Speaking at the closing session of a four-day peace meeting meant to counter rising militant violence, Gen. Pervez Musharraf said Pakistan and Afghanistan face a great danger from fringe groups that preach hate and radicalism. He also admitted that Taliban fighters seek safe haven in Pakistan before crossing the border to launch attacks.
In eastern Nangarhar province, which borders Pakistan, a roadside bomb blast killed three U.S. troops Sunday, the governor's spokesman said, bringing to six the number of international forces killed over the weekend.
The tribal meeting's closing statement said that a 50-man team of prominent leaders from both countries would hold regular meetings and work to "expedite the ongoing process of dialogue for peace and reconciliation with the opposition," a reference to Taliban militants.

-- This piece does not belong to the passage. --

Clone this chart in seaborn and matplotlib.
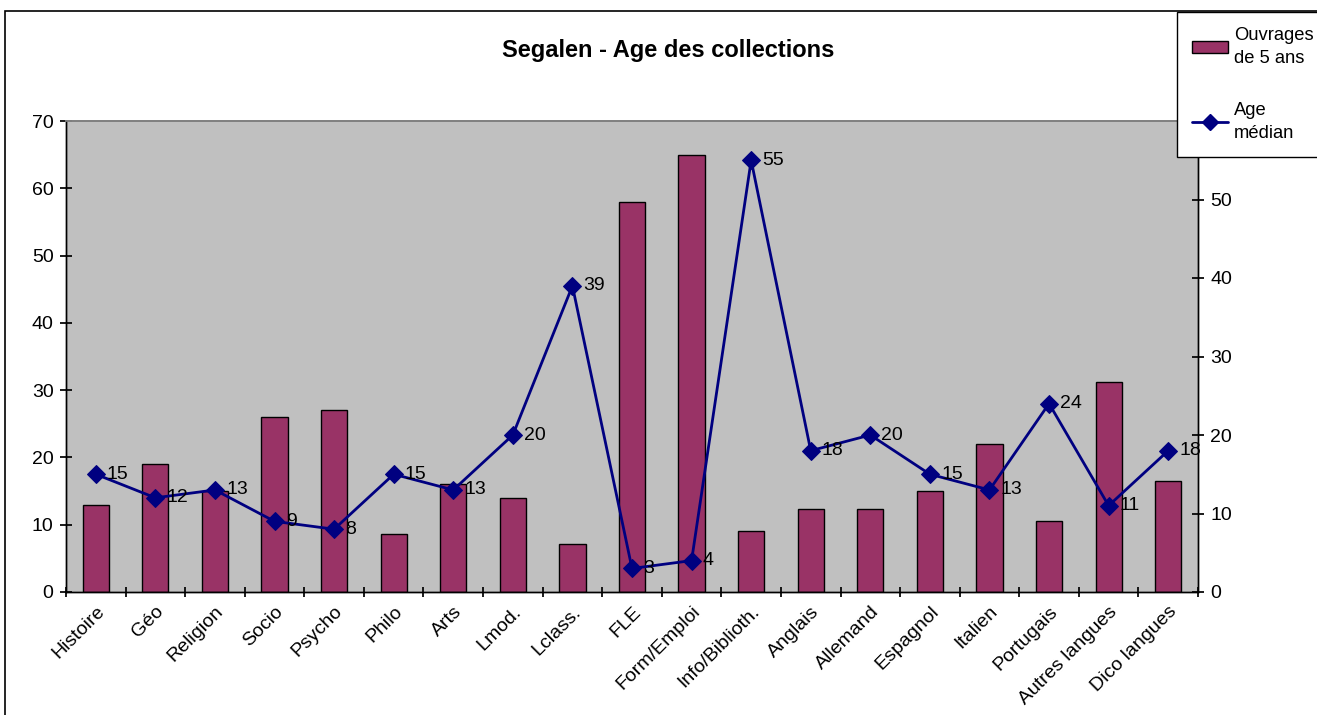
"""Segalen - age des collections : bars + median age line on twin axis."""
import numpy as np
import pandas as pd
import seaborn as sns
import matplotlib.pyplot as plt
from matplotlib.patches import Patch, Rectangle
from matplotlib.lines import Line2D

categories = ["Histoire", "Géo", "Religion", "Socio", "Psycho", "Philo", "Arts",
              "Lmod.", "Lclass.", "FLE", "Form/Emploi", "Info/Biblioth.", "Anglais",
              "Allemand", "Espagnol", "Italien", "Portugais", "Autres langues",
              "Dico langues"]
ouvrages_5ans = [13, 19, 15, 26, 27, 8.6, 16, 14, 7.2, 58, 65, 9, 12.4, 12.4,
                 15, 22, 10.5, 31.2, 16.5]
age_median = [15, 12, 13, 9, 8, 15, 13, 20, 39, 3, 4, 55, 18, 20, 15, 13, 24, 11, 18]
age_ticks = [0, 10, 20, 30, 40, 50, 60]

BAR_COLOR = "#993366"
LINE_COLOR = "#000080"
FS = 14

sns.set_theme(style="ticks")
plt.rcParams["font.family"] = ["Liberation Sans", "DejaVu Sans"]
plt.rcParams["text.color"] = "black"
plt.rcParams["xtick.color"] = "black"
plt.rcParams["ytick.color"] = "black"
plt.rcParams["axes.labelcolor"] = "black"

data = pd.DataFrame({"cat": categories, "ouvrages": ouvrages_5ans, "age": age_median})

fig = plt.figure(figsize=(13.17, 7.15), dpi=100)
ax = fig.add_axes([66 / 1317, 1 - 592 / 715, (1198 - 66) / 1317, (592 - 121) / 715])
ax.set_facecolor("#C0C0C0")

sns.barplot(data=data, x="cat", y="ouvrages", color=BAR_COLOR, width=0.44,
            edgecolor="black", linewidth=1, saturation=1, ax=ax)
ax.set_ylim(0, 70)
ax.set_yticks(range(0, 71, 10))
ax.set_xlim(-0.5, len(categories) - 0.5)
ax.set_xlabel("")
ax.set_ylabel("")

# ticks between categories, labels at centres
ax.set_xticks(np.arange(len(categories) + 1) - 0.5)
ax.set_xticklabels([])
ax.set_xticks(np.arange(len(categories)), minor=True)
ax.set_xticklabels(categories, minor=True, rotation=45, ha="right",
                   rotation_mode="anchor", fontsize=FS)
ax.tick_params(axis="x", which="major", length=7, direction="inout")
ax.tick_params(axis="x", which="minor", length=0, pad=8)
ax.tick_params(axis="y", length=8, direction="inout", labelsize=FS, pad=5)

ax2 = ax.twinx()
sns.lineplot(x=np.arange(len(categories)), y=data["age"], color=LINE_COLOR,
             marker="D", markersize=9, linewidth=2, markeredgecolor=LINE_COLOR,
             ax=ax2, sort=False)
ax2.set_ylim(0, 60)
# top label (60) sits under the legend in the original
ax2.set_yticks(age_ticks, labels=[str(t) for t in age_ticks[:-1]] + [""])
ax2.set_ylabel("")
ax2.tick_params(axis="y", length=8, direction="inout", labelsize=FS, pad=5)
for i, v in enumerate(age_median):
    ax2.annotate(str(v), (i, v), xytext=(8, 0), textcoords="offset points",
                 va="center", ha="left", fontsize=FS)

for a in (ax, ax2):
    for side in ("left", "bottom", "right"):
        a.spines[side].set_color("black")
        a.spines[side].set_linewidth(1)
    a.spines["top"].set_color("#808080")

fig.text(668 / 1317, 1 - 50 / 715, "Segalen - Age des collections",
         ha="center", va="center", fontsize=17, fontweight="bold")

# chart frame (only left and top edges visible in the original)
fig.patches.append(Rectangle((5 / 1317, -0.2), 1.2, 1 - 11 / 715 + 0.2,
                             transform=fig.transFigure, fill=False,
                             edgecolor="black", linewidth=1.2))

handles = [Patch(facecolor=BAR_COLOR, edgecolor="black"),
           Line2D([], [], color=LINE_COLOR, marker="D", markersize=8, linewidth=2)]
leg = fig.legend(handles, ["Ouvrages\nde 5 ans", "Age\nmédian"],
                 loc="upper left", bbox_to_anchor=(1177 / 1317, 1 - 12 / 715),
                 fontsize=13.2, frameon=True, fancybox=False, framealpha=1,
                 edgecolor="black", labelspacing=1.9, handlelength=2.0,
                 handletextpad=0.3, borderpad=0.8, borderaxespad=0)
leg.get_frame().set_linewidth(1)
for t in leg.get_texts():
    t.set_linespacing(1.5)

plt.savefig("out.png", dpi=100)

Musharraf, after landing back in Pakistan, said the committee should "engage warring forces in Afghanistan to bring the terrorism and extremism to an end." Afghan President Hamid Karzai in the past has also encouraged dialogue with Taliban fighters to persuade them to support the government.
The White House has been working to broker what in the past has been a very public dispute between the Karzai and Musharraf, two of its close allies. The idea for the meeting, or jirga, came nearly a year ago during a meeting involving President Bush, Musharraf and Karzai.
Washington fears al-Qaida is regrouping in the lawless tribal border region. Key tribal leaders from Pakistan's North and South Waziristan boycotted the peace meeting, with some saying they feared reprisal attacks from the Taliban.
Karzai spoke only briefly Sunday following a longer address on Thursday, but relations between the two leaders appeared warmer than in the past, such as their White House meeting last fall when the two refused to shake hands in front of the press corps.
Musharraf said both Afghanistan and Pakistan must be "watchful against the machinations of outsiders who may try to create mistrust and a gulf between the two brotherly countries." He did not say who the outsiders are but referred to them as extremists and fanatics, a possible reference to the hundreds of foreign fighters in the region the U.S. military says come from Chechnya, Africa and Arab Gulf states.
But Musharraf indicated that even the Taliban, who are responsible for the roadside bombs and suicide attacks that have killed hundreds of international and Afghan troops and civilians the last several years, have a place in Afghanistan.
"Taliban are part of the Afghan society. Most of them may be ignorant and misguided, but all of them are not die-hard militants and fanatics who defy even the most fundamental values of our culture and our faith," he said.